In the same way, novels, not only tear the perception of one’s being but also remake that same notion accordingly. The fact that the Nigerian writer Ngozi Adichie, who despite living in a black Nigerian community, came to realize that her writings, unknowingly, were all axed on white British characters she read about as a kid, only reflects the power books hold in shaping a tender mind. It is the same power that made Dorian Gray, through the little yellow book, perceive the most atrocious sins as normal. Just as a person reading Samuel Richardson’s “Clarissa” is pushed to believe that rape is justifiable.

This doesn’t imply to stop reading, but rather to come in term with the fact that the true power of novels lies in the potential they have to destroy us. Presently, writers have become more aware of the responsibility that accompanies that kind of influence, so rather than to use novels to exert the power of the voice over the voiceless, more and more authors are choosing to give voice to the oppressed. And this is where we see the emergence of revolutionary, anti-racism, feminist and self-development books.
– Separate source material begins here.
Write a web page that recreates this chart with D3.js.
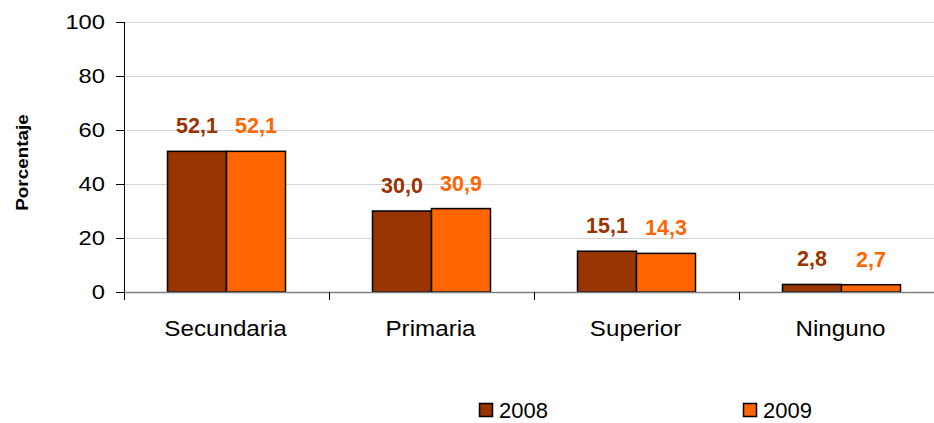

When it comes down to it, to read is to deliberately put ourselves at risk, that of allowing the intrusion of another being into our subconscious minds. It’s the submission to another force weaponized with language usage and the power of the narrative, which, used for good or bad, can either be enlightening and leading to a greater self-understanding, or contrarily, danger some and eliciting the awakening of our inner immorality. And so, by acknowledging books’ ability to destroy us, we can believe in their capacity to assemble our broken pieces together again, better than before.